Sometimes you can anticipate those doubts coming, like when you are tackling something new that you have never done before. With the unknown, it is natural to experience questions and have doubts. Yet, when doubts arise when we least expect them, they shake us.

As an example, you have worked hard in your career, progressed in the organization and have now been promoted into a new position. The organizational leaders believed in you, and that is why they have chosen you. You’ve had many past successes to draw upon. There isn’t a reason for you to doubt, yet doubt creeps in with an inner voice that whispers, “do I really belong in this position? Do I have what it takes?”

It is okay to have brief moments of doubts. We all have them. It means you are normal. The question is what you do when you experience doubt.

Some people choose to deny them, but they are only fooling themselves by doing so. Others are paralyzed by them and become stuck in doubt. Doubts are about what “might be”, not what is. You don’t want to stay there. Doubt is not a healthy place to be. In scripture we are reminded that when we doubt, we lose our grounding,” because the one who doubts is like a wave of the sea, blown and tossed by the wind” (James 1:6).

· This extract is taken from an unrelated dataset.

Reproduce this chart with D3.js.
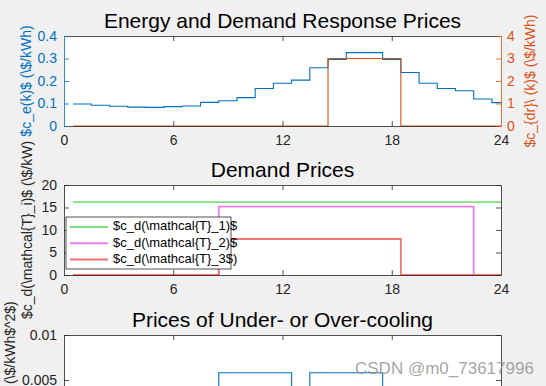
<!DOCTYPE html>
<html>
<head>
<meta charset="utf-8">
<script src="https://cdn.jsdelivr.net/npm/d3@7"></script>
<style>
  html, body { margin: 0; padding: 0; background: #f0f0f0; overflow: hidden; }
  svg { display: block; font-family: "Liberation Sans", Arial, sans-serif; }
</style>
</head>
<body>
<div id="vis"></div>
<script>
// data (hourly stairs, each step starts at the half hour)
const HOURS = [0.5, 1.5, 2.5, 3.5, 4.5, 5.5, 6.5, 7.5, 8.5, 9.5, 10.5, 11.5,
               12.5, 13.5, 14.5, 15.5, 16.5, 17.5, 18.5, 19.5, 20.5, 21.5, 22.5, 23.5];
const X_TICKS = [0, 6, 12, 18, 24];

const ENERGY_PRICE = [0.098, 0.092, 0.088, 0.084, 0.083, 0.086, 0.089, 0.105, 0.112, 0.126, 0.167, 0.190,
                      0.204, 0.259, 0.296, 0.326, 0.326, 0.296, 0.238, 0.190, 0.167, 0.157, 0.120, 0.104];
const DR_PRICE = [0, 0, 0, 0, 0, 0, 0, 0, 0, 0, 0, 0,
                  0, 0, 3, 3, 3, 3, 0, 0, 0, 0, 0, 0];

const DEMAND_T1 = [16.2, 16.2, 16.2, 16.2, 16.2, 16.2, 16.2, 16.2, 16.2, 16.2, 16.2, 16.2,
                   16.2, 16.2, 16.2, 16.2, 16.2, 16.2, 16.2, 16.2, 16.2, 16.2, 16.2, 16.2];
const DEMAND_T2 = [0, 0, 0, 0, 0, 0, 0, 0, 15.2, 15.2, 15.2, 15.2,
                   15.2, 15.2, 15.2, 15.2, 15.2, 15.2, 15.2, 15.2, 15.2, 15.2, 0, 0];
const DEMAND_T3 = [0, 0, 0, 0, 0, 0, 0, 0, 8.0, 8.0, 8.0, 8.0,
                   8.0, 8.0, 8.0, 8.0, 8.0, 8.0, 0, 0, 0, 0, 0, 0];

const COOLING_PRICE = [0, 0, 0, 0, 0, 0, 0, 0, 0.0058, 0.0058, 0.0058, 0.0058,
                       0, 0.0058, 0.0058, 0.0058, 0.0058, 0, 0, 0, 0, 0, 0, 0];

const TOP_LEFT_TICKS = [0, 0.1, 0.2, 0.3, 0.4];
const TOP_RIGHT_TICKS = [0, 1, 2, 3, 4];
const MID_TICKS = [0, 5, 10, 15, 20];
const BOTTOM_TICKS = [0.005, 0.01];   // the 0 tick falls below the visible window

const TITLES = ["Energy and Demand Response Prices", "Demand Prices", "Prices of Under- or Over-cooling"];
const Y_LABELS = ["$c_e(k)$ (\\$/kWh)", "$c_d(\\mathcal{T}_i)$ (\\$/kW)", "$c_{uc}(k)$ (\\$/kWh$^2$)"];
const Y2_LABEL = "$c_{dr}\\ (k)$ (\\$/kWh)";
const LEGEND_LABELS = ["$c_d(\\mathcal{T}_1)$", "$c_d(\\mathcal{T}_2)$", "$c_d(\\mathcal{T}_3$)"];

// layout
const FRAME_WIDTH = 546;
const FRAME_HEIGHT = 386;
const PLOT_LEFT = 64;
const PLOT_RIGHT = 501;
const PLOT_H = 90;
const PANEL_TOPS = [36, 185, 335];

const BLUE = "#0072BD";
const ORANGE = "#D95319";
const AXIS_COLOR = "#262626";
const DEMAND_COLORS = ["#7ee07e", "#ea80ea", "#f07272"];

const SVG = d3.select("#vis")
  .append("svg")
    .attr("width", FRAME_WIDTH)
    .attr("height", FRAME_HEIGHT);

SVG.append("rect")
  .attr("width", FRAME_WIDTH)
  .attr("height", FRAME_HEIGHT)
  .attr("fill", "#f0f0f0");

const X_SCALE = d3.scaleLinear()
  .domain([0, 24])
  .range([PLOT_LEFT, PLOT_RIGHT]);

function stairs(vals) {
  const pts = HOURS.map((h, i) => [h, vals[i]]);
  pts.push([24, vals[vals.length - 1]]);
  return pts;
}

function styleAxis(g, color, textColor) {
  g.selectAll(".domain").attr("stroke", color).attr("stroke-width", 0.8);
  g.selectAll(".tick line").attr("stroke", color).attr("stroke-width", 0.8);
  g.selectAll(".tick text")
    .attr("fill", textColor)
    .attr("font-size", "14px")
    .attr("font-family", "Liberation Sans, Arial, sans-serif");
}

// draws one panel frame with x axes; returns the y scale and group
function panel(idx, yDomain, yTicks, leftColor, labelX, showXLabels) {
  const top = PANEL_TOPS[idx];
  const y = d3.scaleLinear().domain(yDomain).range([top + PLOT_H, top]);
  const g = SVG.append("g");

  g.append("rect")
    .attr("x", PLOT_LEFT)
    .attr("y", top)
    .attr("width", PLOT_RIGHT - PLOT_LEFT)
    .attr("height", PLOT_H)
    .attr("fill", "white");

  const lines = g.append("g");

  // x axes, ticks inward
  const xAxis = d3.axisBottom(X_SCALE).tickValues(X_TICKS).tickSize(-5).tickSizeOuter(0).tickPadding(9);
  if (!showXLabels) xAxis.tickFormat("");
  const xb = g.append("g")
    .attr("transform", "translate(0," + (top + PLOT_H) + ")")
    .call(xAxis);
  styleAxis(xb, AXIS_COLOR, AXIS_COLOR);
  const xt = g.append("g")
    .attr("transform", "translate(0," + top + ")")
    .call(d3.axisTop(X_SCALE).tickValues(X_TICKS).tickSize(-5).tickSizeOuter(0).tickFormat(""));
  styleAxis(xt, AXIS_COLOR, AXIS_COLOR);
  xt.selectAll(".tick").filter(d => d === 0 || d === 24).remove();
  xb.selectAll(".tick line").filter(d => d === 0 || d === 24).remove();

  // left axis
  const yl = g.append("g")
    .attr("transform", "translate(" + PLOT_LEFT + ",0)")
    .call(d3.axisLeft(y).tickValues(yTicks).tickSize(-5).tickSizeOuter(0).tickPadding(7)
      .tickFormat(d => String(d)));
  styleAxis(yl, leftColor, leftColor);

  // title
  SVG.append("text")
    .attr("x", (PLOT_LEFT + PLOT_RIGHT) / 2)
    .attr("y", top - 8)
    .attr("text-anchor", "middle")
    .attr("font-size", "21px")
    .attr("fill", "#000")
    .text(TITLES[idx]);

  // y label
  SVG.append("text")
    .attr("transform", "translate(" + labelX + "," + (top + PLOT_H / 2) + ") rotate(-90)")
    .attr("text-anchor", "middle")
    .attr("dominant-baseline", "middle")
    .attr("font-size", "14px")
    .attr("fill", leftColor)
    .text(Y_LABELS[idx]);

  return {y: y, g: g, lines: lines, top: top};
}

// ---- panel 1: energy and DR prices
const P1 = panel(0, [0, 0.4], TOP_LEFT_TICKS, BLUE, 27, true);
const Y_RIGHT = d3.scaleLinear().domain([0, 4]).range([P1.top + PLOT_H, P1.top]);

P1.lines.append("path")
  .datum(stairs(ENERGY_PRICE))
  .attr("fill", "none")
  .attr("stroke", BLUE)
  .attr("stroke-width", 1.1)
  .attr("d", d3.line().x(d => X_SCALE(d[0])).y(d => P1.y(d[1])).curve(d3.curveStepAfter));

P1.lines.append("path")
  .datum(stairs(DR_PRICE))
  .attr("fill", "none")
  .attr("stroke", ORANGE)
  .attr("stroke-width", 1.1)
  .attr("d", d3.line().x(d => X_SCALE(d[0])).y(d => Y_RIGHT(d[1])).curve(d3.curveStepAfter));

const yr = P1.g.append("g")
  .attr("transform", "translate(" + PLOT_RIGHT + ",0)")
  .call(d3.axisRight(Y_RIGHT).tickValues(TOP_RIGHT_TICKS).tickSize(-5).tickSizeOuter(0).tickPadding(6)
    .tickFormat(d => String(d)));
styleAxis(yr, ORANGE, ORANGE);

SVG.append("text")
  .attr("transform", "translate(531," + (P1.top + PLOT_H / 2) + ") rotate(-90)")
  .attr("text-anchor", "middle")
  .attr("dominant-baseline", "middle")
  .attr("font-size", "14px")
  .attr("fill", ORANGE)
  .text(Y2_LABEL);

// ---- panel 2: demand prices
const P2 = panel(1, [0, 20], MID_TICKS, AXIS_COLOR, 28, true);
const yr2 = P2.g.append("g")
  .attr("transform", "translate(" + PLOT_RIGHT + ",0)")
  .call(d3.axisRight(P2.y).tickValues(MID_TICKS).tickSize(-5).tickSizeOuter(0).tickFormat(""));
styleAxis(yr2, AXIS_COLOR, AXIS_COLOR);

[DEMAND_T1, DEMAND_T2, DEMAND_T3].forEach((vals, i) => {
  P2.lines.append("path")
    .datum(stairs(vals))
    .attr("fill", "none")
    .attr("stroke", DEMAND_COLORS[i])
    .attr("stroke-width", 1.8)
    .attr("d", d3.line().x(d => X_SCALE(d[0])).y(d => P2.y(d[1])).curve(d3.curveStepAfter));
});

// legend
const LEG = SVG.append("g").attr("transform", "translate(66,217)");
LEG.append("rect")
  .attr("width", 165)
  .attr("height", 52)
  .attr("fill", "white")
  .attr("stroke", AXIS_COLOR)
  .attr("stroke-width", 0.8);
LEGEND_LABELS.forEach((lab, i) => {
  const cy = 10 + i * 16.2;
  LEG.append("line")
    .attr("x1", 4).attr("x2", 42)
    .attr("y1", cy).attr("y2", cy)
    .attr("stroke", DEMAND_COLORS[i])
    .attr("stroke-width", 2);
  LEG.append("text")
    .attr("x", 47)
    .attr("y", cy)
    .attr("dominant-baseline", "middle")
    .attr("font-size", "13px")
    .attr("fill", "#000")
    .text(lab);
});

// ---- panel 3: under/over-cooling prices (lower part lies outside the window)
const P3 = panel(2, [0, 0.01], BOTTOM_TICKS, AXIS_COLOR, 11, false);
const yr3 = P3.g.append("g")
  .attr("transform", "translate(" + PLOT_RIGHT + ",0)")
  .call(d3.axisRight(P3.y).tickValues(BOTTOM_TICKS).tickSize(-5).tickSizeOuter(0).tickFormat(""));
styleAxis(yr3, AXIS_COLOR, AXIS_COLOR);

P3.lines.append("path")
  .datum(stairs(COOLING_PRICE))
  .attr("fill", "none")
  .attr("stroke", BLUE)
  .attr("stroke-width", 1.1)
  .attr("d", d3.line().x(d => X_SCALE(d[0])).y(d => P3.y(d[1])).curve(d3.curveStepAfter));

// watermark
SVG.append("text")
  .attr("x", 355)
  .attr("y", 374)
  .attr("font-size", "17px")
  .attr("fill", "#9a9a9a")
  .attr("fill-opacity", 0.9)
  .text("CSDN @m0_73617996");
</script>
</body>
</html>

I like what Kobe Bryant, arguably one of the best basketball players ever, said about self-doubts. Two things he said have stuck with me:

“We all have self-doubt. You don’t deny it, but you also don’t capitulate to it. You embrace it.”

“This is a challenge, let’s see. I don’t know if I can do it or not, but I’m going to find out.”

When we embrace our doubt and move into action, those doubts begin to fade. When we are doing, we don’t have time to worry about what “might be”. Through the process you will learn about yourself and learn new things. I can’t guarantee you will be successful, but through the process you will learn you can do things you didn’t think were possibly, you will make and learn from mistakes, you will develop skills you didn’t have before and strengthen the skills you do have. In accepting the challenge, you will silence those doubts.

So, what do you do when doubts begin to creep in? Take a deep breath, embrace the doubts. Accept the challenge, and watch those doubts fade away.